What is it: Minnow makes connected, contact-free “Pickup Pods” that enable streamlined food delivery and pickup at residential and office buildings. Couriers scan a QR code to open a cubby, insert the food, and customers can retrieve it securely and at their convenience through an app.
- The idea of a dedicated food locker seems only obvious after the success of Amazon’s Locker program, enabling customers to pick up and return Amazon orders in secure drop boxes located in convenient locations (including Whole Foods). Because Minnow is dedicated to food, it has the added feature of insulation, keeping things warm or cold as needed.
- Sweetgreen has been a major innovator and proof point in this space with its Outpost program, enabling residential and office buildings to have a standard drop-off location at which lunch is delivered at the same time each day. Like Minnow, you don’t have to meet the courier. The improved logistics make for a more flexible experience and likely a significant reduction in cost for the food makers-and-movers.

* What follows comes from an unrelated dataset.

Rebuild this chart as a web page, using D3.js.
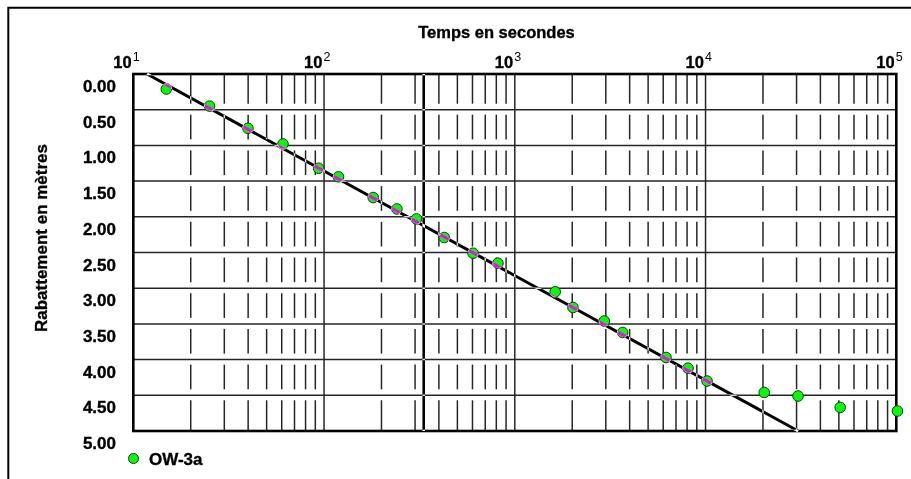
<!DOCTYPE html>
<html>
<head>
<meta charset="utf-8">
<script src="https://cdn.jsdelivr.net/npm/d3@7/dist/d3.min.js"></script>
<style>
  body { margin: 0; background: #fff; }
  svg { display: block; font-family: "Liberation Sans", Arial, sans-serif; }
  .lab { stroke: #000; stroke-width: 0.35; }
</style>
</head>
<body>
<svg id="chart"></svg>
<script>
// observed drawdown, well OW-3a
const times = [14.9, 25.1, 39.9, 60.9, 93.7, 119, 181, 241, 305, 427, 604, 816,
  1629, 2018, 2946, 3675, 6205, 8093, 10180, 20300, 30540, 50800, 101400];
const drawdowns = [0.21, 0.45, 0.76, 0.98, 1.32, 1.44, 1.73, 1.89, 2.03, 2.29, 2.51, 2.65,
  3.05, 3.27, 3.46, 3.62, 3.97, 4.12, 4.30, 4.46, 4.51, 4.67, 4.72];

// straight-line (Jacob) fit
const fitTimes = [11.8, 30600];
const fitDrawdowns = [0, 5];

const markerTime = 333;
const seriesName = "OW-3a";

const yTicks = [0, 0.5, 1, 1.5, 2, 2.5, 3, 3.5, 4, 4.5, 5];
const xDecades = [10, 100, 1000, 10000, 100000];
const xExponents = ["1", "2", "3", "4", "5"];

const dims = { width: 911, height: 479 };
const plot = { left: 133.3, right: 896.3, top: 74, bottom: 431 };
const gridColour = "#262626";

const svg = d3.select("#chart").attr("width", dims.width).attr("height", dims.height);
svg.append("rect").attr("width", dims.width).attr("height", dims.height).attr("fill", "#fff");

const x = d3.scaleLog().domain([10, 100000]).range([plot.left, plot.right]);
const y = d3.scaleLinear().domain([0, 5]).range([plot.top, plot.bottom]);

// outer frame (top and left only visible)
svg.append("path")
  .attr("d", `M8.3,479 V7.7 H911`)
  .attr("fill", "none").attr("stroke", "#000").attr("stroke-width", 2);

// horizontal grid
const grid = svg.append("g");
grid.selectAll(".hgrid")
  .data(yTicks.slice(1, -1))
  .enter().append("line")
  .attr("x1", plot.left).attr("x2", plot.right)
  .attr("y1", (d) => y(d)).attr("y2", (d) => y(d))
  .attr("stroke", gridColour).attr("stroke-width", 1.5);

// major verticals
grid.selectAll(".vmajor")
  .data(xDecades.slice(1, -1))
  .enter().append("line")
  .attr("x1", (d) => x(d)).attr("x2", (d) => x(d))
  .attr("y1", plot.top).attr("y2", plot.bottom)
  .attr("stroke", gridColour).attr("stroke-width", 1.5);

// minor verticals, broken around every horizontal line
const minors = [];
xDecades.slice(0, -1).forEach((d) => {
  for (let k = 2; k <= 9; k++) minors.push(d * k);
});
const rows = yTicks.slice(0, -1).map((v, i) => [v, yTicks[i + 1]]);
const segs = [];
minors.forEach((m) => {
  rows.forEach((r, i) => {
    const y0 = i === 0 ? y(r[0]) : y(r[0]) + 5;
    const y1 = i === rows.length - 1 ? y(r[1]) : y(r[1]) - 6;
    segs.push({ m, y0, y1 });
  });
});
grid.selectAll(".vminor")
  .data(segs)
  .enter().append("line")
  .attr("x1", (d) => x(d.m)).attr("x2", (d) => x(d.m))
  .attr("y1", (d) => d.y0).attr("y2", (d) => d.y1)
  .attr("stroke", gridColour).attr("stroke-width", 1.5);

// plot border
svg.append("rect")
  .attr("x", plot.left).attr("y", plot.top)
  .attr("width", plot.right - plot.left).attr("height", plot.bottom - plot.top)
  .attr("fill", "none").attr("stroke", "#000").attr("stroke-width", 2.6);

// axis titles
svg.append("text")
  .attr("class", "lab")
  .attr("x", 496.5).attr("y", 38)
  .attr("text-anchor", "middle")
  .attr("font-size", 16.5).attr("font-weight", "bold")
  .text("Temps en secondes");

svg.append("text")
  .attr("class", "lab")
  .attr("transform", `translate(47,238) rotate(-90)`)
  .attr("text-anchor", "middle")
  .attr("font-size", 17).attr("font-weight", "bold")
  .text("Rabattement en mètres");

// top decade labels
const xLabels = svg.selectAll(".xlab")
  .data(xDecades)
  .enter().append("text")
  .attr("x", (d) => x(d) - 20).attr("y", 68)
  .attr("font-size", 16.5).attr("font-weight", "bold");
xLabels.append("tspan").attr("class", "lab").text("10");
xLabels.append("tspan")
  .attr("dy", -7).attr("dx", 1)
  .attr("font-size", 12.5).attr("font-weight", "normal")
  .text((d, i) => xExponents[i]);

// y labels (drawn a little below their gridlines, as in the original)
svg.selectAll(".ylab")
  .data(yTicks)
  .enter().append("text")
  .attr("class", "lab")
  .attr("x", 116).attr("y", (d) => y(d) + 18)
  .attr("text-anchor", "end")
  .attr("font-size", 17).attr("font-weight", "bold")
  .text((d) => d.toFixed(2));

// data points
const pts = times.map((t, i) => ({ t, s: drawdowns[i] }));
svg.selectAll(".pt")
  .data(pts)
  .enter().append("circle")
  .attr("cx", (d) => x(d.t)).attr("cy", (d) => y(d.s))
  .attr("r", 5.3)
  .attr("fill", "#00ff00").attr("stroke", "#1c3a1c").attr("stroke-width", 1);

// inverting pen lines (black on white, white on black, magenta on green)
const fit = fitTimes.map((t, i) => ({ t, s: fitDrawdowns[i] }));
svg.append("path")
  .datum(fit)
  .attr("d", d3.line().x((d) => x(d.t)).y((d) => y(d.s)))
  .attr("fill", "none").attr("stroke", "#fff").attr("stroke-width", 3)
  .style("mix-blend-mode", "difference");

svg.append("line")
  .attr("x1", x(markerTime)).attr("x2", x(markerTime))
  .attr("y1", plot.top).attr("y2", plot.bottom)
  .attr("stroke", "#fff").attr("stroke-width", 2.6)
  .style("mix-blend-mode", "difference");

// legend
svg.append("circle")
  .attr("cx", 133.5).attr("cy", 458.5).attr("r", 5)
  .attr("fill", "#00ff00").attr("stroke", "#1c3a1c").attr("stroke-width", 1);
svg.append("text")
  .attr("class", "lab")
  .attr("x", 149).attr("y", 464.5)
  .attr("font-size", 17).attr("font-weight", "bold")
  .text(seriesName);
</script>
</body>
</html>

Blind raises $37M from Mainstreet Investment, Cisco Investments, and Pavilion Capital.
What is it: Blind is the pseudonymous platform for professionals to discuss all things compensation, jobs, companies, and gossip. It’s a major go-to for tech professionals to ask about offers & salaries, discuss rumors inside their own companies, and share behind-the-curtain advice with other users.
Why is it notable:
- Platforms with anonymity at the core of their value proposition often struggle to survive past their sophomore phase. Look no further than the scandals surrounding attempts like Secret, Yik Yak, and Whisper. Blind has thus far avoided similar scrutiny about bullying and harassment, and in the meantime provided refuge for people to speak on issues they don’t feel comfortable discussing at work or directly with colleagues.
- Professional networks like Blind and Fishbowl ($31.8M raised) are part of a new class of contenders building novel social graphs focused on work. That makes them the likeliest teams capable of creating recruiting products that compete with LinkedIn, which has an overwhelmingly dominant position with its Recruiter product suite.

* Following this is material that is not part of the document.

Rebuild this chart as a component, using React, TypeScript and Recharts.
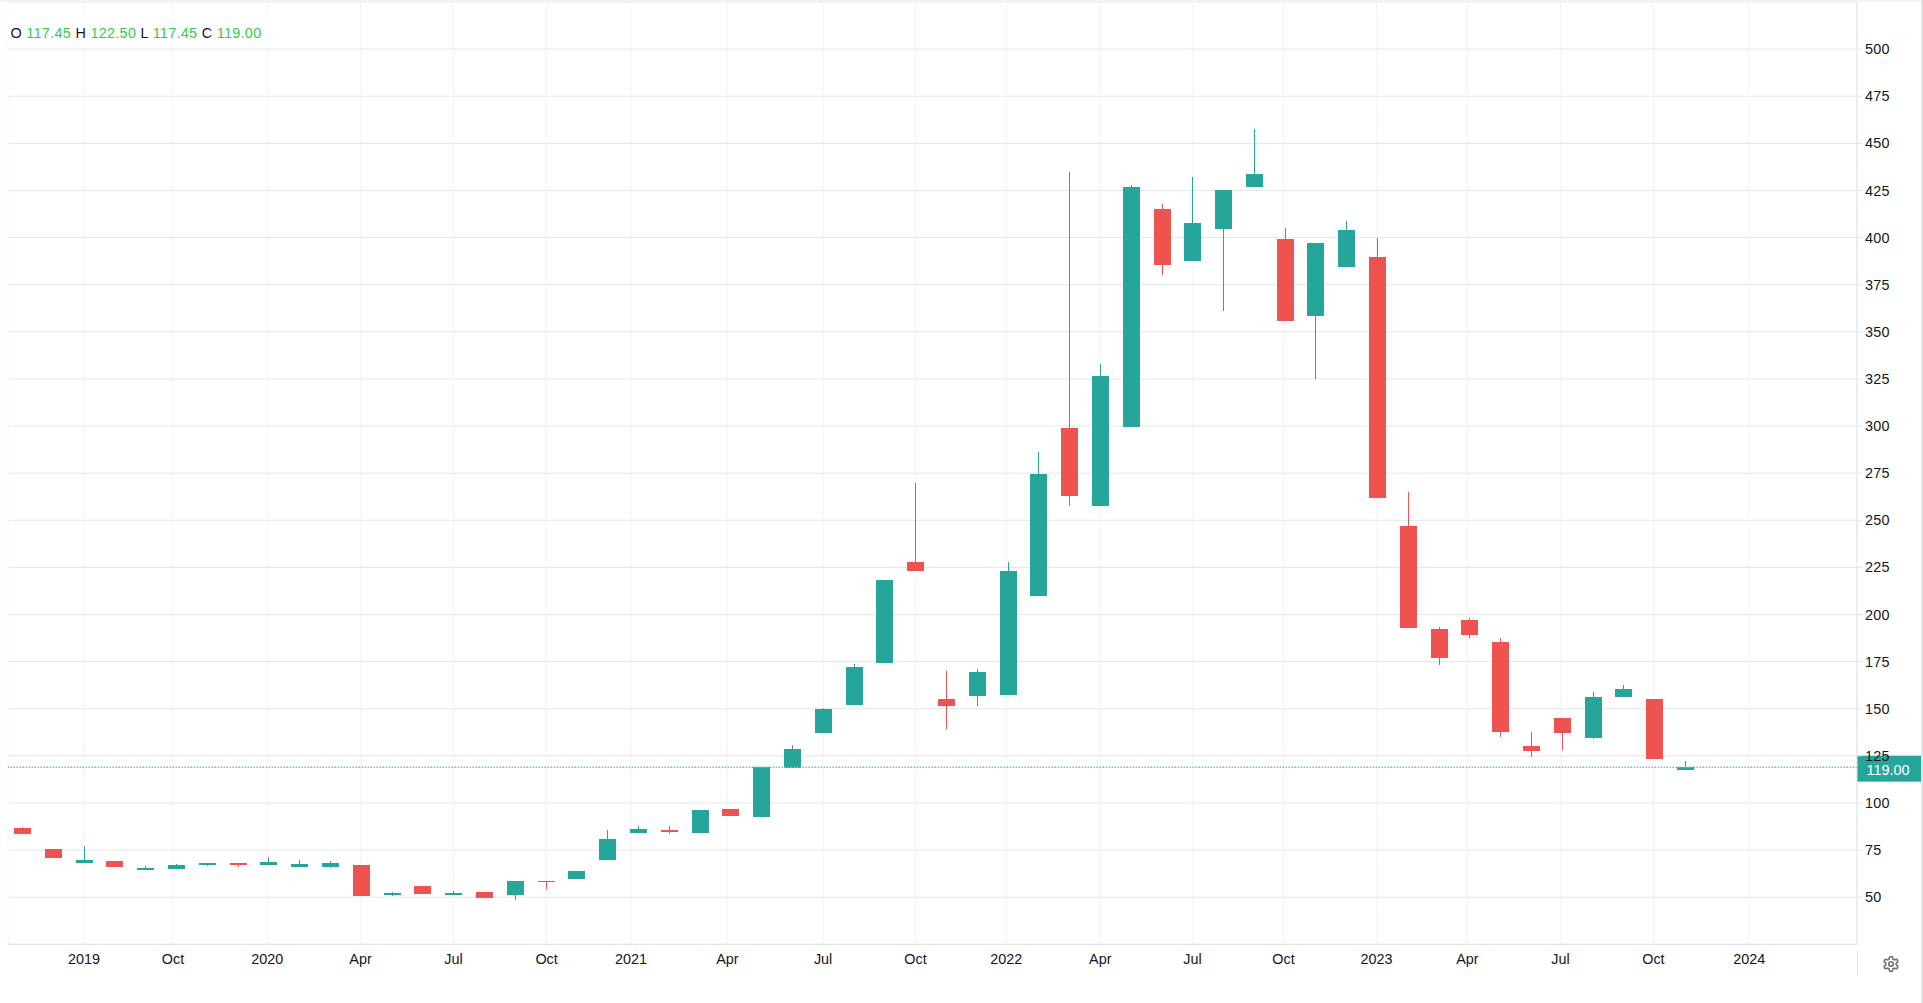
import { Bar, CartesianGrid, ComposedChart, ReferenceLine, XAxis, YAxis } from "recharts";

const opens = [86.9, 75.7, 67.9, 69.3, 64.5, 65.2, 67.2, 68.3, 67.2, 66.1, 66.1, 67.2, 51.2, 56.0, 51.2, 52.8, 51.2, 58.7, 59.8, 69.9, 84.2, 85.4, 83.9, 96.6, 92.4, 118.4, 137, 151.9, 174.2, 227.9, 155.1, 156.7, 157.2, 209.8, 298.7, 257.8, 299.4, 415.1, 387.5, 404.5, 426.8, 399.2, 358.2, 384.3, 389.6, 247.1, 192.4, 197, 185.4, 130.1, 145, 134.6, 156, 155.2, 117.45];
const highs = [87.4, 75.7, 77.3, 69.3, 66.7, 67.7, 68.3, 68.3, 71.5, 69.9, 69.3, 67.2, 52.8, 56.0, 53.4, 52.8, 58.7, 58.7, 64, 85.8, 87.9, 87.6, 96.1, 96.6, 119.1, 130.6, 150.3, 173.7, 218.3, 269.9, 170, 171, 227.9, 286.3, 434.8, 332.7, 427.9, 417.8, 432.1, 425.2, 457.6, 405, 397, 408.7, 399.7, 265, 193.4, 198.2, 187.5, 137.6, 145, 158.8, 162.7, 155.2, 122.5];
const lows = [83.3, 70.6, 67.9, 65.8, 64.5, 65.2, 66.7, 66.1, 67.2, 66.1, 65.6, 50.7, 50.7, 51.8, 51.2, 49.6, 48.6, 54.4, 59.8, 69.9, 84.2, 83.3, 83.9, 92.9, 92.4, 118.4, 137, 151.9, 174.2, 223.1, 139.1, 151.4, 157.2, 209.8, 257.8, 257.8, 299.4, 380, 387.5, 360.9, 426.8, 355.6, 324.8, 384.3, 261.8, 192.6, 173.2, 187.3, 135, 124.4, 128, 133.8, 156, 123.4, 117.45];
const closes = [83.3, 70.6, 69.9, 65.8, 65.6, 67.2, 68.3, 67.2, 68.8, 67.7, 68.3, 50.7, 52.3, 51.8, 52.3, 49.6, 58.7, 58.2, 64, 81, 86.3, 84.4, 96.1, 92.9, 119.1, 128.5, 149.8, 172.1, 218.3, 223.1, 151.4, 169.4, 223.1, 274.5, 263.1, 326.4, 426.8, 385.3, 407.7, 425.2, 433.7, 355.6, 397, 403.9, 261.8, 192.6, 177.1, 189.3, 137.9, 127.7, 137.2, 156.2, 160.4, 123.4, 119];

const xTickAt = [2, 4.89, 7.95, 10.98, 14, 17.02, 19.76, 22.89, 26, 29, 31.95, 35, 37.99, 40.95, 43.97, 46.92, 49.94, 52.96, 56.07];
const xTickLabels = ["2019", "Oct", "2020", "Apr", "Jul", "Oct", "2021", "Apr", "Jul", "Oct", "2022", "Apr", "Jul", "Oct", "2023", "Apr", "Jul", "Oct", "2024"];
const yTicks = [50, 75, 100, 125, 150, 175, 200, 225, 250, 275, 300, 325, 350, 375, 400, 425, 450, 475, 500];
const lastPrice = 119;

const UP = "#26a69a";
const DOWN = "#ef5350";
const FONT = "'Liberation Sans', Arial, sans-serif";

const data = opens.map((open, i) => ({
  i,
  open,
  high: highs[i],
  low: lows[i],
  close: closes[i],
  range: [lows[i], highs[i]],
}));

const Candle = (props: any) => {
  const { x, y, width, height, payload } = props;
  const { open, high, low, close } = payload;
  const color = close >= open ? UP : DOWN;
  const perUnit = height / (high - low);
  const top = y + (high - Math.max(open, close)) * perUnit;
  const bodyHeight = Math.max(Math.abs(open - close) * perUnit, 1);
  const mid = Math.round(x + width / 2 - 0.5);
  return (
    <g shapeRendering="crispEdges">
      <rect x={mid} y={y} width={1} height={height} fill={color} />
      <rect x={mid - 8} y={top} width={width} height={bodyHeight} fill={color} />
    </g>
  );
};

const PriceTag = (props: any) => {
  const y = props.viewBox.y;
  return (
    <g>
      <rect x={1857} y={y - 11.5} width={64} height={26} fill={UP} />
      <text x={1888} y={y + 8} fill="#fff" fontSize={14.4} fontFamily={FONT} textAnchor="middle">
        {lastPrice.toFixed(2)}
      </text>
    </g>
  );
};

const Legend = () => {
  const green = "#2fce3f";
  const items = [
    ["O", "117.45"],
    ["H", "122.50"],
    ["L", "117.45"],
    ["C", "119.00"],
  ];
  return (
    <div
      style={{
        position: "absolute",
        left: 8,
        top: 17,
        width: 261,
        height: 28,
        boxSizing: "border-box",
        paddingLeft: 2.5,
        paddingTop: 5.5,
        background: "#fff",
        fontFamily: FONT,
        fontSize: 14.4,
        letterSpacing: 0.3,
        lineHeight: "20px",
        color: "#131722",
        whiteSpace: "pre",
      }}
    >
      {items.map(([k, v], n) => (
        <span key={k}>
          {k} <span style={{ color: green }}>{v}</span>
          {n < items.length - 1 ? " " : ""}
        </span>
      ))}
    </div>
  );
};

const Gear = () => (
  <svg
    width={18}
    height={18}
    viewBox="0 0 24 24"
    fill="none"
    stroke="#6f7179"
    strokeWidth={2.2}
    style={{ position: "absolute", left: 1881.5, top: 954.5 }}
  >
    <path d="M12.22 2h-.44a2 2 0 0 0-2 2v.18a2 2 0 0 1-1 1.73l-.43.25a2 2 0 0 1-2 0l-.15-.08a2 2 0 0 0-2.73.73l-.22.38a2 2 0 0 0 .73 2.73l.15.1a2 2 0 0 1 1 1.72v.51a2 2 0 0 1-1 1.74l-.15.09a2 2 0 0 0-.73 2.73l.22.38a2 2 0 0 0 2.73.73l.15-.08a2 2 0 0 1 2 0l.43.25a2 2 0 0 1 1 1.73V20a2 2 0 0 0 2 2h.44a2 2 0 0 0 2-2v-.18a2 2 0 0 1 1-1.73l.43-.25a2 2 0 0 1 2 0l.15.08a2 2 0 0 0 2.73-.73l.22-.39a2 2 0 0 0-.73-2.73l-.15-.08a2 2 0 0 1-1-1.74v-.5a2 2 0 0 1 1-1.74l.15-.09a2 2 0 0 0 .73-2.73l-.22-.38a2 2 0 0 0-2.73-.73l-.15.08a2 2 0 0 1-2 0l-.43-.25a2 2 0 0 1-1-1.73V4a2 2 0 0 0-2-2z" />
    <circle cx={12} cy={12} r={3} />
  </svg>
);

export default function App() {
  return (
    <div style={{ position: "absolute", left: 0, top: 0, width: 1923, height: 1003, background: "#fff", overflow: "hidden" }}>
      <ComposedChart
        width={1923}
        height={1003}
        data={data}
        margin={{ top: 2, right: 0, bottom: 0, left: 8 }}
      >
        <CartesianGrid horizontal={false} stroke="#f0f3fa" strokeWidth={1} />
        <CartesianGrid vertical={false} stroke="#e6e6e6" strokeWidth={1} />
        <XAxis
          dataKey="i"
          type="number"
          domain={[-0.468, 59.57]}
          ticks={xTickAt}
          interval={0}
          height={58.7}
          stroke="#e3e3e3"
          tickLine={false}
          tickMargin={3.5}
          tick={{ fill: "#131722", fontSize: 14.4, fontFamily: FONT }}
          tickFormatter={(v: number) => xTickLabels[xTickAt.indexOf(v)]}
          allowDataOverflow
        />
        <YAxis
          orientation="right"
          type="number"
          domain={[25, 525]}
          ticks={yTicks}
          interval={0}
          width={66}
          stroke="#e3e3e3"
          tickSize={5}
          tickMargin={3}
          tick={{ fill: "#131722", fontSize: 14.4, fontFamily: FONT, textAnchor: "start", letterSpacing: 0.3 }}
          allowDataOverflow
        />
        <Bar dataKey="range" barSize={17} shape={<Candle />} isAnimationActive={false} />
        <ReferenceLine
          y={lastPrice}
          stroke="#5cc4ba"
          strokeWidth={1.5}
          strokeDasharray="1.5 1.5"
          label={<PriceTag />}
        />
      </ComposedChart>
      <Legend />
      <Gear />
      <div style={{ position: "absolute", left: 1857, top: 951, width: 1, height: 25, background: "#e3e3e3" }} />
      <div style={{ position: "absolute", left: 0, top: 0, width: 1923, height: 2, background: "#f3f3f3" }} />
      <div style={{ position: "absolute", left: 1921, top: 0, width: 2, height: 1003, background: "#e3e3e3" }} />
    </div>
  );
}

Metafy raises $5.5M from Forerunner Ventures, DCM, and Seven Seven Six.
What is it: Metafy is a marketplace that connects gamers to coaches, currently in the format of 1:1, private sessions that help people climb the ranks in competitive video games.
Why is it notable:
- Video games have undeniably taken on a more competitive bend in the past 10 years, with the rise of esports, online multiplayer as the primary feature rather than the add-on, and new modes like Battle Royale making it all about queueing up to compete and climb the leaderboard. Companies like Metafy are building the same basis for learning that already exists in traditional sports and skill-based games.
- Metafy joins what is a growing industry — estimated by some to already exceed $1 billion — with companies like GamerCoach, Gamer Sensei, and others meeting escalating demand as video games continue their dominance as the largest and fastest-growing entertainment category. This coaching market is yet another way for people to make money playing video games, proving all of our parents wrong about how close we got to the television as children.